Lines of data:
━━━━━━━━

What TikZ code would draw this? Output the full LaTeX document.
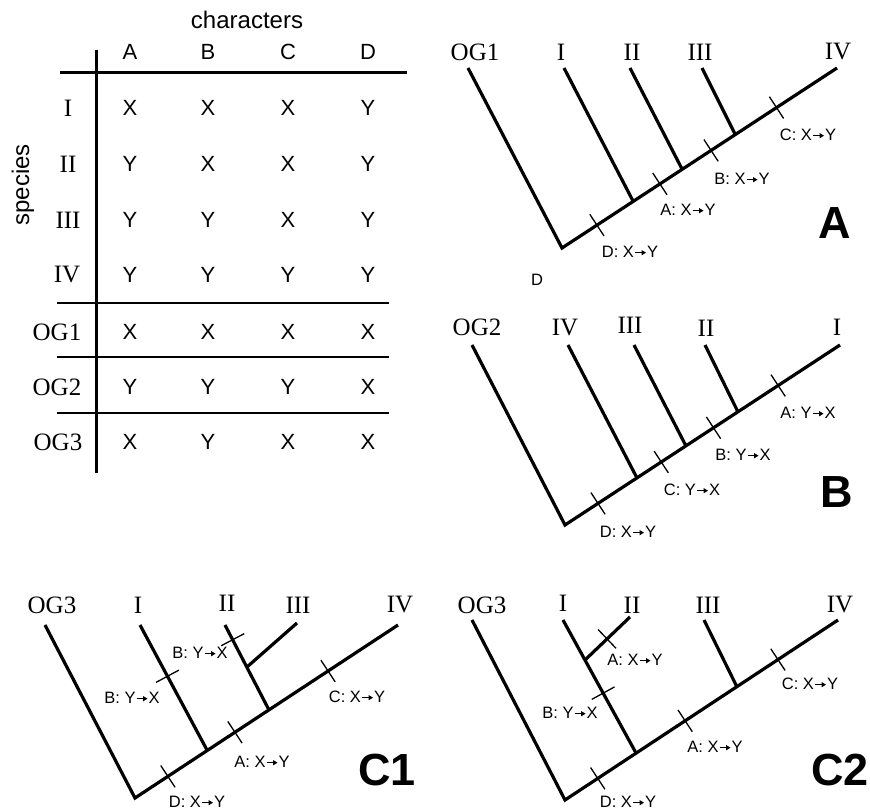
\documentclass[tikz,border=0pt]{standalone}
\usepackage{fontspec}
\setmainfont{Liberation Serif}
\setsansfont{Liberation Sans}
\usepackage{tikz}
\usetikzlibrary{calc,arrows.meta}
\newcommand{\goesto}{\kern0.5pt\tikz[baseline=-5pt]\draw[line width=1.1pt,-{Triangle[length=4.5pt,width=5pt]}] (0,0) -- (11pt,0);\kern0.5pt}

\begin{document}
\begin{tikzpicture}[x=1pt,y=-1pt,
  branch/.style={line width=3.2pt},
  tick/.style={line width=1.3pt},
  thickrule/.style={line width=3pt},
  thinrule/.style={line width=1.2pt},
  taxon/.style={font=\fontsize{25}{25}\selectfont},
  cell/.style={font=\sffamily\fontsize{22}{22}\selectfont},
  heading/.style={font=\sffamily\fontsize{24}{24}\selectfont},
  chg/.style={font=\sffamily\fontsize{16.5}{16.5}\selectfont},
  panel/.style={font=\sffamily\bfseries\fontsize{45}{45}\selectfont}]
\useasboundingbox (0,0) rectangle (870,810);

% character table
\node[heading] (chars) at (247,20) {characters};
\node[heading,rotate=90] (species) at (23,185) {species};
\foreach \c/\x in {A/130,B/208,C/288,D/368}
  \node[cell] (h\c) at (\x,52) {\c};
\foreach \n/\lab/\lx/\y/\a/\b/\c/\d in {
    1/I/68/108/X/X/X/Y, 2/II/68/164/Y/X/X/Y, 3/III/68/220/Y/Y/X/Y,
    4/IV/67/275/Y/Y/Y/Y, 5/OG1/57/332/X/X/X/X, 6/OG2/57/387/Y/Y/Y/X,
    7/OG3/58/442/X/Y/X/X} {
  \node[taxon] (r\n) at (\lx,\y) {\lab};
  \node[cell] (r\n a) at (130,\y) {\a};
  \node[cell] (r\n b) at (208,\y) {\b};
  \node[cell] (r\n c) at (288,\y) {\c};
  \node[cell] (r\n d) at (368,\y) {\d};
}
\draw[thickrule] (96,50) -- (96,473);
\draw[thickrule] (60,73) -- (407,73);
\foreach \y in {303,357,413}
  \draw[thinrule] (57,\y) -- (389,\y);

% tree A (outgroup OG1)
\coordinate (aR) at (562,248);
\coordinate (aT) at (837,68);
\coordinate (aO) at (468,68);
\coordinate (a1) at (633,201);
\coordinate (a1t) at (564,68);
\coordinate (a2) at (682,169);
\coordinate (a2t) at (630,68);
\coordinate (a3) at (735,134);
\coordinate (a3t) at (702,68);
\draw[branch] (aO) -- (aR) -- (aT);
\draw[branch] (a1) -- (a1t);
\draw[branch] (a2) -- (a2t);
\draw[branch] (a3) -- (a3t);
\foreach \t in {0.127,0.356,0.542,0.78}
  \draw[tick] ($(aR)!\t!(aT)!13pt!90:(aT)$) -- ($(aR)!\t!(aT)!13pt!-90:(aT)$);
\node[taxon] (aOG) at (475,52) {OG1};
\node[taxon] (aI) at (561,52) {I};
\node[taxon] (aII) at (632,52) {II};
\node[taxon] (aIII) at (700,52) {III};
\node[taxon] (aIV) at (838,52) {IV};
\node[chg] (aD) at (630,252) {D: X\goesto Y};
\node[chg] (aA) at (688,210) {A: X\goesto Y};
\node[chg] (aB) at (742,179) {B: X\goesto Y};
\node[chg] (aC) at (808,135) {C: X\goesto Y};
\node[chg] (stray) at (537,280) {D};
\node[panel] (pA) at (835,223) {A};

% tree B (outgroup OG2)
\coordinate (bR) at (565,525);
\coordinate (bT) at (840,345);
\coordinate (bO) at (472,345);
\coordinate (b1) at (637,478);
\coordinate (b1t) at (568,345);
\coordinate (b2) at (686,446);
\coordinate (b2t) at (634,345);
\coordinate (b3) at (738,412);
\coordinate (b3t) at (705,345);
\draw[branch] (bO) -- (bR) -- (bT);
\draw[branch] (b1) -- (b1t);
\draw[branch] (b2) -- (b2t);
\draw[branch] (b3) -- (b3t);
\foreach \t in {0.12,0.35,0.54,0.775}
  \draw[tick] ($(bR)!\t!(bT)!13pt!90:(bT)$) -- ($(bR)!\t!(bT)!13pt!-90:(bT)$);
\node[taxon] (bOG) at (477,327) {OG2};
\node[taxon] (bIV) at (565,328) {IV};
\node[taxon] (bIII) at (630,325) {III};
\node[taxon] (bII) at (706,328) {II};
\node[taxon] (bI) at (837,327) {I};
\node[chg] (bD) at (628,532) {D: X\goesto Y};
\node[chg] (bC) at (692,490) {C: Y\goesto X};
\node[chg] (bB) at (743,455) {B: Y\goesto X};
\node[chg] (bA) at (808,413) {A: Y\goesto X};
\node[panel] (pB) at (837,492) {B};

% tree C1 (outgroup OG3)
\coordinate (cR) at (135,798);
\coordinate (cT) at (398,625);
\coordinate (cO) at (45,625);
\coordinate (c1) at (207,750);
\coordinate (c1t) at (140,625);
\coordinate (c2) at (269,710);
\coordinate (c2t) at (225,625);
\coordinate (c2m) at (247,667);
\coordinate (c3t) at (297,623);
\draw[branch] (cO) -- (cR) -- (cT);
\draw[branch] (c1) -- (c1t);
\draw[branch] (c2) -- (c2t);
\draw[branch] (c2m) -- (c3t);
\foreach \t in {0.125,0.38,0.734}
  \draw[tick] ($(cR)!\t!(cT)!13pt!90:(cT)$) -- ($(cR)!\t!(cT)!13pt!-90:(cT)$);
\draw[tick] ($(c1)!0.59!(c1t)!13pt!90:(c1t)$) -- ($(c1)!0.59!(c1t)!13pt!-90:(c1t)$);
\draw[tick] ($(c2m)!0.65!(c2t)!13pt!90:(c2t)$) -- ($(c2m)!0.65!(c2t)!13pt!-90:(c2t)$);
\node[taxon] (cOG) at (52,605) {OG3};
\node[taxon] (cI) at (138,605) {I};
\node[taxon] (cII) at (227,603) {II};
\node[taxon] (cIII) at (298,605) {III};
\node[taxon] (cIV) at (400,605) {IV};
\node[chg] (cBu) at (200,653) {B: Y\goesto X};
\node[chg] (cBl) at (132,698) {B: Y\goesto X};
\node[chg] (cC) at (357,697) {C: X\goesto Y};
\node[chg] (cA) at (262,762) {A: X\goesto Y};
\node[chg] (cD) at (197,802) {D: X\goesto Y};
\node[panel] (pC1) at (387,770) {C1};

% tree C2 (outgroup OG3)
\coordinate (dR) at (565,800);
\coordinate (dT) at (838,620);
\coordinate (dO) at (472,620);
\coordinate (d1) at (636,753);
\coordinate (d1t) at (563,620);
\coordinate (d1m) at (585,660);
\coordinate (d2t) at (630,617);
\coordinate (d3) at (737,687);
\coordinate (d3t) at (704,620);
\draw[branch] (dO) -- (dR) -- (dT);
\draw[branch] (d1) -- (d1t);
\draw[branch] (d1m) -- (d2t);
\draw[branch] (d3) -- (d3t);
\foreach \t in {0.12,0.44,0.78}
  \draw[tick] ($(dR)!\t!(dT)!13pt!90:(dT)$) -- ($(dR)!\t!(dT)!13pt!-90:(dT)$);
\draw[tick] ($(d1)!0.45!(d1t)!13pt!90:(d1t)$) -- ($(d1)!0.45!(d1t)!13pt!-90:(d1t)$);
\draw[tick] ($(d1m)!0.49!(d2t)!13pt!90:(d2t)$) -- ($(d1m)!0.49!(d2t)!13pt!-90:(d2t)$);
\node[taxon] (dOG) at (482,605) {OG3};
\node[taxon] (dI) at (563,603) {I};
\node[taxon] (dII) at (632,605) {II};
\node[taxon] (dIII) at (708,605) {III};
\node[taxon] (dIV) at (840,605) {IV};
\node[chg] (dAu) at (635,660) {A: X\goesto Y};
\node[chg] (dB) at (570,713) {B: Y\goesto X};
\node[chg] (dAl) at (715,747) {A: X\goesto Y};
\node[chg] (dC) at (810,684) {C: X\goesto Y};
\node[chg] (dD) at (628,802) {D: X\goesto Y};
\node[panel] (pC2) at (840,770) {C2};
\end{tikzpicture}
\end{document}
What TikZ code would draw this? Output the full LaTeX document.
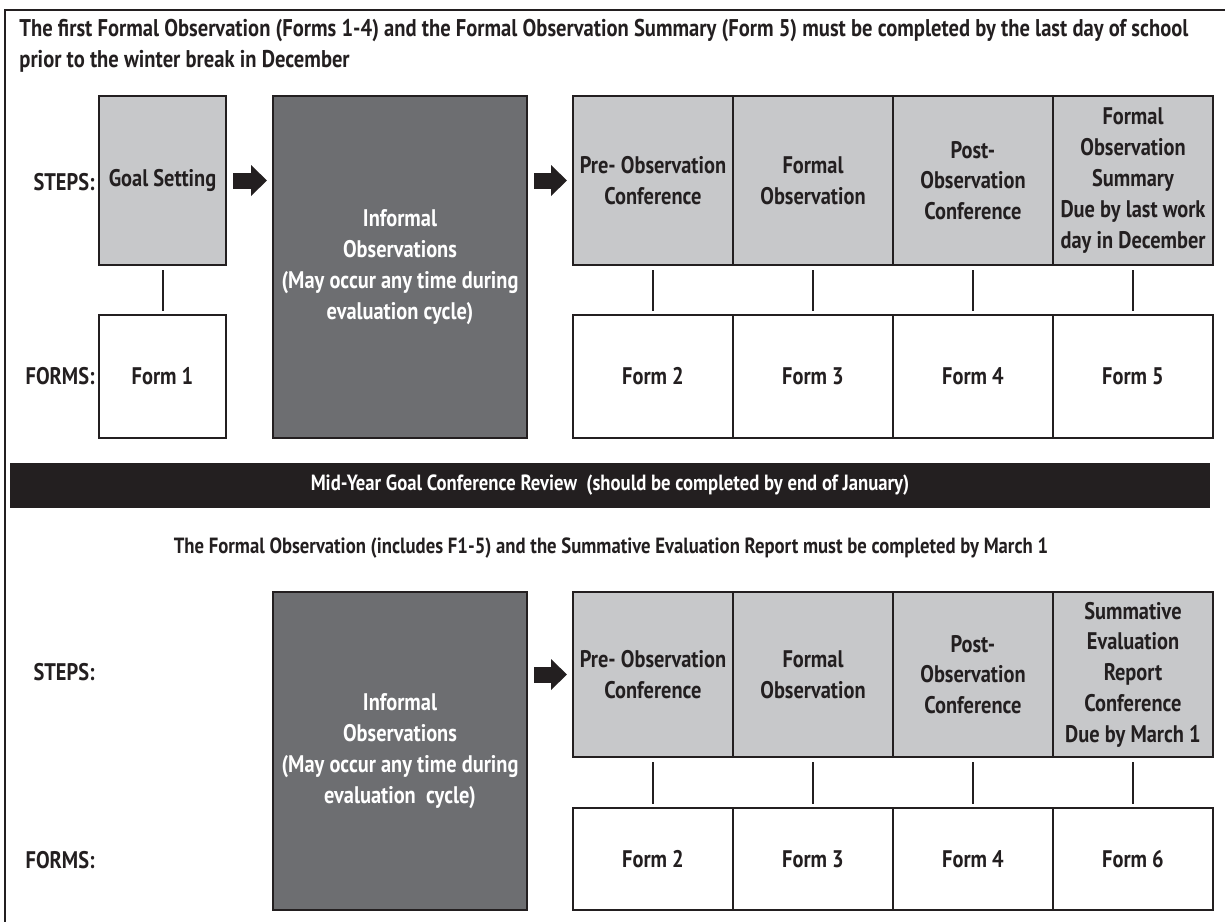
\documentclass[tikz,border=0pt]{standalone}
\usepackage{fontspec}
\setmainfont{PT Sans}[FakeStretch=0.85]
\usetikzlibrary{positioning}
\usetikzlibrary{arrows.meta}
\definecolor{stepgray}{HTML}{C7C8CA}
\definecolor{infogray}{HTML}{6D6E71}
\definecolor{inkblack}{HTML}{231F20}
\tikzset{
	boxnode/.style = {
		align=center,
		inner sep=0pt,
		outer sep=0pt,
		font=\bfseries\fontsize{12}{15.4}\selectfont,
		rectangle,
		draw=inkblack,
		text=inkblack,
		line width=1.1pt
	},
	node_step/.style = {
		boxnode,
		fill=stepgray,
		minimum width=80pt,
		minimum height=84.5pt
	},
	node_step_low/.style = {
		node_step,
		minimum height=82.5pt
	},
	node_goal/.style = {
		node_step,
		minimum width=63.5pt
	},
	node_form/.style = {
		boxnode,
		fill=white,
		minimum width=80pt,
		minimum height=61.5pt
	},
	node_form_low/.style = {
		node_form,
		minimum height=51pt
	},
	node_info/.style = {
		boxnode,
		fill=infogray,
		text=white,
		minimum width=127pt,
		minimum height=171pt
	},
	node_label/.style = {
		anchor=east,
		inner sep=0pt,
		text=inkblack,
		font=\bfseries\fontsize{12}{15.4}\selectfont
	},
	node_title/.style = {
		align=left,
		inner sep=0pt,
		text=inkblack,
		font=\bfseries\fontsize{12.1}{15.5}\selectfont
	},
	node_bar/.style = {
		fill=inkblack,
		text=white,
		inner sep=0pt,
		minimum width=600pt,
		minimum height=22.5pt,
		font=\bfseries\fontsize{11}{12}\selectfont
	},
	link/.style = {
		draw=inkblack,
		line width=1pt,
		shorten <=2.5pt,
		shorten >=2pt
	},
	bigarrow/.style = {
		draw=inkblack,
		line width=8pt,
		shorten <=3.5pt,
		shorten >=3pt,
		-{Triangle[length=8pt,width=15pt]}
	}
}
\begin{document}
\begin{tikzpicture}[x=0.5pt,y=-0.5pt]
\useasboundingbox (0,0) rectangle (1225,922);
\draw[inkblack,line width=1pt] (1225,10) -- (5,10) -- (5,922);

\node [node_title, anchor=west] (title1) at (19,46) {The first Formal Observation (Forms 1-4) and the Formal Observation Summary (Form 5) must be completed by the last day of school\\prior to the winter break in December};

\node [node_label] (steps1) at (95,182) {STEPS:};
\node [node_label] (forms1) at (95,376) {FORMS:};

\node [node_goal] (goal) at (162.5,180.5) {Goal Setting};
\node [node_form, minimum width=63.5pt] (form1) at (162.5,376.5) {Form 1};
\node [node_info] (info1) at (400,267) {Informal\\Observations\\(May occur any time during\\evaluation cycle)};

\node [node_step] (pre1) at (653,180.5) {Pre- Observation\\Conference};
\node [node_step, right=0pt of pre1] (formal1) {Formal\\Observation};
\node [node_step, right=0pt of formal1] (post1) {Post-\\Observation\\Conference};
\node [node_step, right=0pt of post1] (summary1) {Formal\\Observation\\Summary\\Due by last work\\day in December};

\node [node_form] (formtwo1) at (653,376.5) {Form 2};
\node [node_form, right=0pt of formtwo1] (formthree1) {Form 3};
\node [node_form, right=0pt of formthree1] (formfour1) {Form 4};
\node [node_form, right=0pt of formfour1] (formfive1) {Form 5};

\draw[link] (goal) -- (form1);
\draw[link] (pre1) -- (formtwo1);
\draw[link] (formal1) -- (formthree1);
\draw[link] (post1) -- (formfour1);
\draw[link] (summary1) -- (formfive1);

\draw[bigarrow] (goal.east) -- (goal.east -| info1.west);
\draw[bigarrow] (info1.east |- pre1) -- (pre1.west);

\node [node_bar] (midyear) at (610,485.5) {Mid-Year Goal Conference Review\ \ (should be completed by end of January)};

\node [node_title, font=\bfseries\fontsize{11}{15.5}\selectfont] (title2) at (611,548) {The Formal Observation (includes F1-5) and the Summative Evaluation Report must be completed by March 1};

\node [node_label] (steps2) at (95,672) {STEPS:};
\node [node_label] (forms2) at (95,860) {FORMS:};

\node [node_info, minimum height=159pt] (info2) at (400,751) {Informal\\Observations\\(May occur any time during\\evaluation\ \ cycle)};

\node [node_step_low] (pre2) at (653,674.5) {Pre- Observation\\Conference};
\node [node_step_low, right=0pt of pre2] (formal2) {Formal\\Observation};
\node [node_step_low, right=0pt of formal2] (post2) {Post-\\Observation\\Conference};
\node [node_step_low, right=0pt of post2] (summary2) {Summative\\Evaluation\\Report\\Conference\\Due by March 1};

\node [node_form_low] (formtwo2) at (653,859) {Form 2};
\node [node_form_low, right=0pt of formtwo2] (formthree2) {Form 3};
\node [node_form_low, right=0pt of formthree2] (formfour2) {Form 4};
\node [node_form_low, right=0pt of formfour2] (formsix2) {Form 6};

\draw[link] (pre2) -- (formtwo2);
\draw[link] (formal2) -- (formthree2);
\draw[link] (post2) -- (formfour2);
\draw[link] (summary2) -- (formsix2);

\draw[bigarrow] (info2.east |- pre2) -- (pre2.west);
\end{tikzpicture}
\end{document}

━━━━━━━━

SET EXERCISE: Every line from the top of the material above through the line with "(57,\y) -- (389,\y);" should be duplicated exactly, please; leave out the pictures.

SOLUTION FOR THIS EXERCISE:
What TikZ code would draw this? Output the full LaTeX document.
\documentclass[tikz,border=0pt]{standalone}
\usepackage{fontspec}
\setmainfont{Liberation Serif}
\setsansfont{Liberation Sans}
\usepackage{tikz}
\usetikzlibrary{calc,arrows.meta}
\newcommand{\goesto}{\kern0.5pt\tikz[baseline=-5pt]\draw[line width=1.1pt,-{Triangle[length=4.5pt,width=5pt]}] (0,0) -- (11pt,0);\kern0.5pt}

\begin{document}
\begin{tikzpicture}[x=1pt,y=-1pt,
  branch/.style={line width=3.2pt},
  tick/.style={line width=1.3pt},
  thickrule/.style={line width=3pt},
  thinrule/.style={line width=1.2pt},
  taxon/.style={font=\fontsize{25}{25}\selectfont},
  cell/.style={font=\sffamily\fontsize{22}{22}\selectfont},
  heading/.style={font=\sffamily\fontsize{24}{24}\selectfont},
  chg/.style={font=\sffamily\fontsize{16.5}{16.5}\selectfont},
  panel/.style={font=\sffamily\bfseries\fontsize{45}{45}\selectfont}]
\useasboundingbox (0,0) rectangle (870,810);

% character table
\node[heading] (chars) at (247,20) {characters};
\node[heading,rotate=90] (species) at (23,185) {species};
\foreach \c/\x in {A/130,B/208,C/288,D/368}
  \node[cell] (h\c) at (\x,52) {\c};
\foreach \n/\lab/\lx/\y/\a/\b/\c/\d in {
    1/I/68/108/X/X/X/Y, 2/II/68/164/Y/X/X/Y, 3/III/68/220/Y/Y/X/Y,
    4/IV/67/275/Y/Y/Y/Y, 5/OG1/57/332/X/X/X/X, 6/OG2/57/387/Y/Y/Y/X,
    7/OG3/58/442/X/Y/X/X} {
  \node[taxon] (r\n) at (\lx,\y) {\lab};
  \node[cell] (r\n a) at (130,\y) {\a};
  \node[cell] (r\n b) at (208,\y) {\b};
  \node[cell] (r\n c) at (288,\y) {\c};
  \node[cell] (r\n d) at (368,\y) {\d};
}
\draw[thickrule] (96,50) -- (96,473);
\draw[thickrule] (60,73) -- (407,73);
\foreach \y in {303,357,413}
  \draw[thinrule] (57,\y) -- (389,\y);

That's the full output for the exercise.